Data types in C++ are declared, but never defined.

These are declarations:

typedef float Weight;
typedef string* StringPointer;
enum Colors {red, blue, green};
struct Money {
   int dollars;
   int cents;
};

3 Dividing code into modules

Most of the source code files that make up a program are divided into modules consisting of a header file and a closely related compilation unit.

How do we divide up the declarations and definitions that make up a program into modules?

I usually focus on the headers first, then the compilation units. But in practice this is an iterative process, in which I make an initial division of the headers, look at what that does to the compilation units, modify the headers, look at what that changes the compilation units, etc.

Dividing up the headers:

Headers can only contain declarations – no definitions.
Headers are for sharing – if a declaration is only used in one module, it doesn’t need to be in a header. It can be hidden inside the compilation unit, thus reducing some potential coupling.

Start by identifying declarations of types, variables & constants, and functions that relate to a common “theme”.

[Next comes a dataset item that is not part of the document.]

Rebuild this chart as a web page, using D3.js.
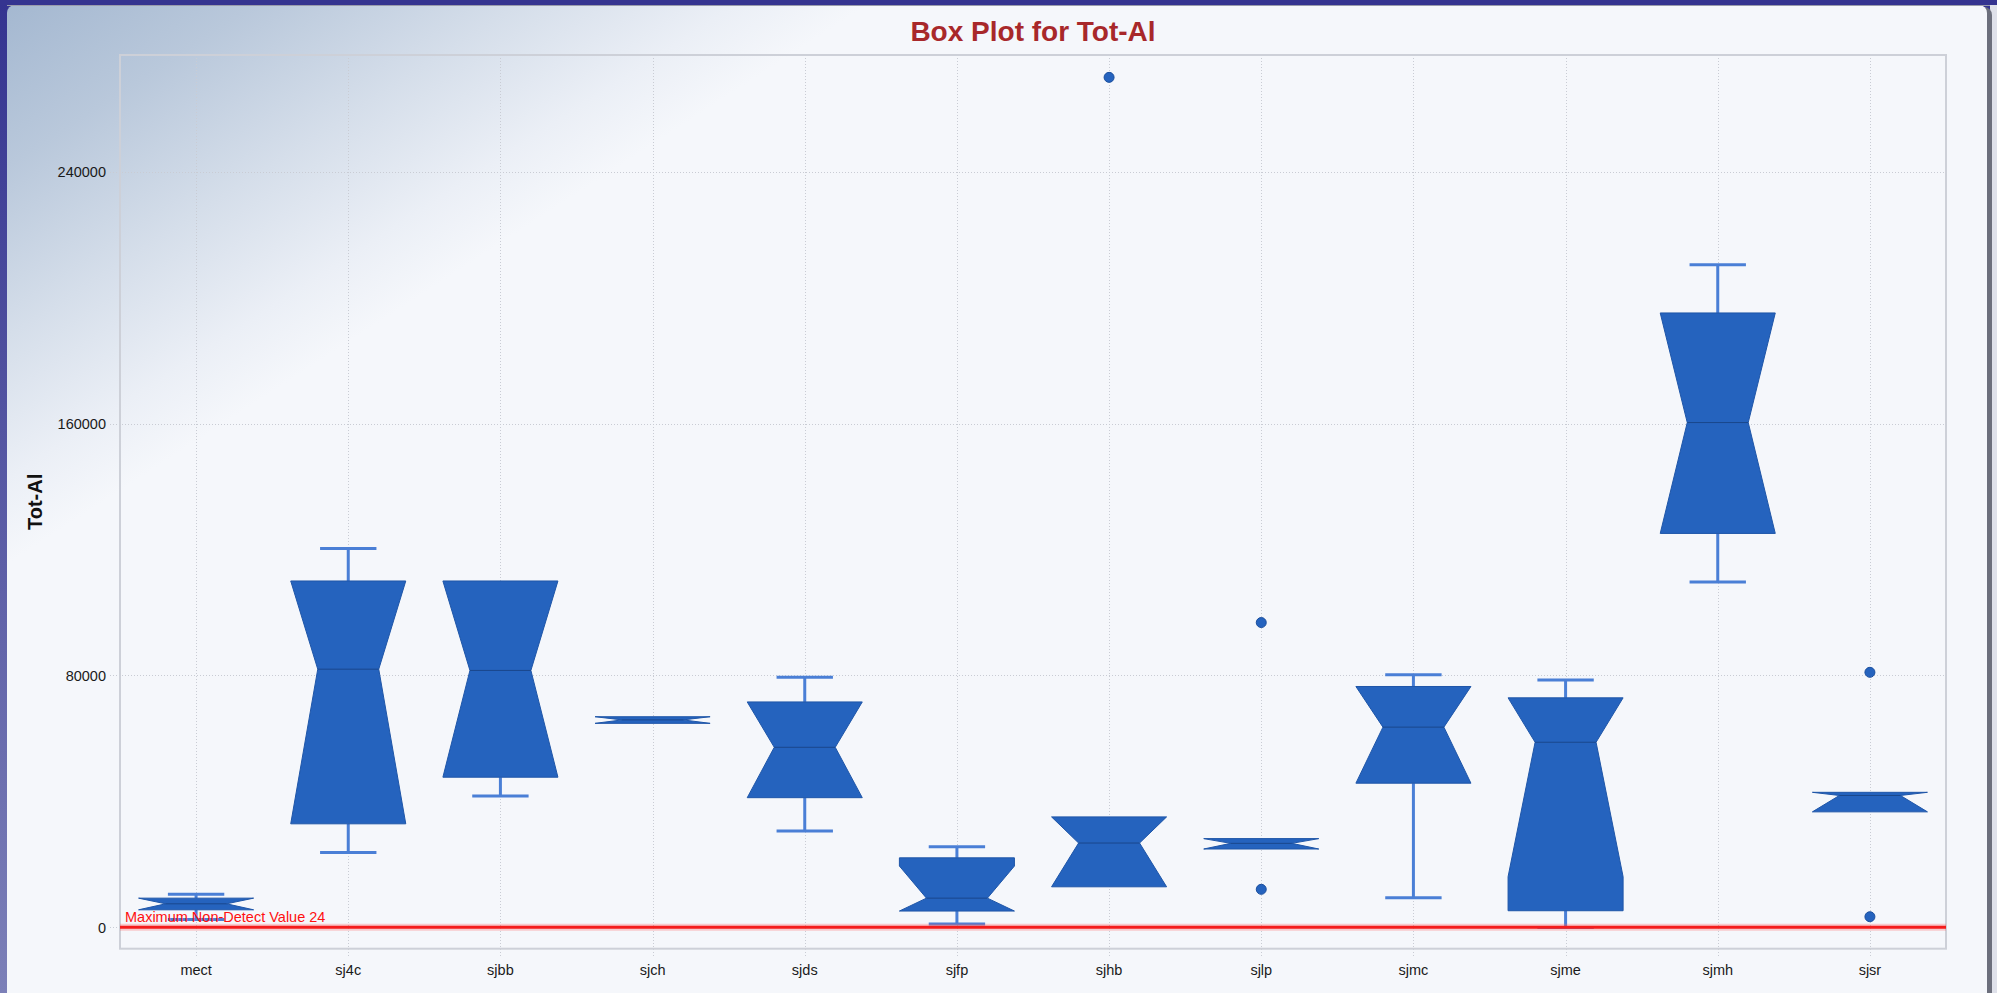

Often the theme is “here’s a structured data type and all of the functions that manipulate it”.
Create a module for each such “theme”. Begin by collecting the declarations related to that theme into a single header file.
Pair up compilation units with the header files
- Usually these will have matching names. If we had decided to have a “time” module with a header named time.h, I would add a compilation unit time.cpp.
- The compilation unit provide definitions for each declaration in the header that is it paired with.
Now look for things that can be improved, e.g.,
- Are there declarations in a header that are only used from within its own compilation unit? Hide them within the compilation unit.
- Does a compilation unit try to use a symbol from another module that isn’t in a header? Move the symbol declaration into the header?
- Do you have circular dependencies where header file 1 #includes header file 2 that #includes header file 1? Try to simplify by moving things around of maybe dividing one of those modules into two pieces, only one of which is needed by the other.

Dividing a program into modules is something of an art, and takes practice. Experience in reading other people’s code and seeing how they divided things up is useful.

In CS250, you will be introduced to the idea of an “abstract data type”, which is a powerful organizing principle for achieving well-designed modules.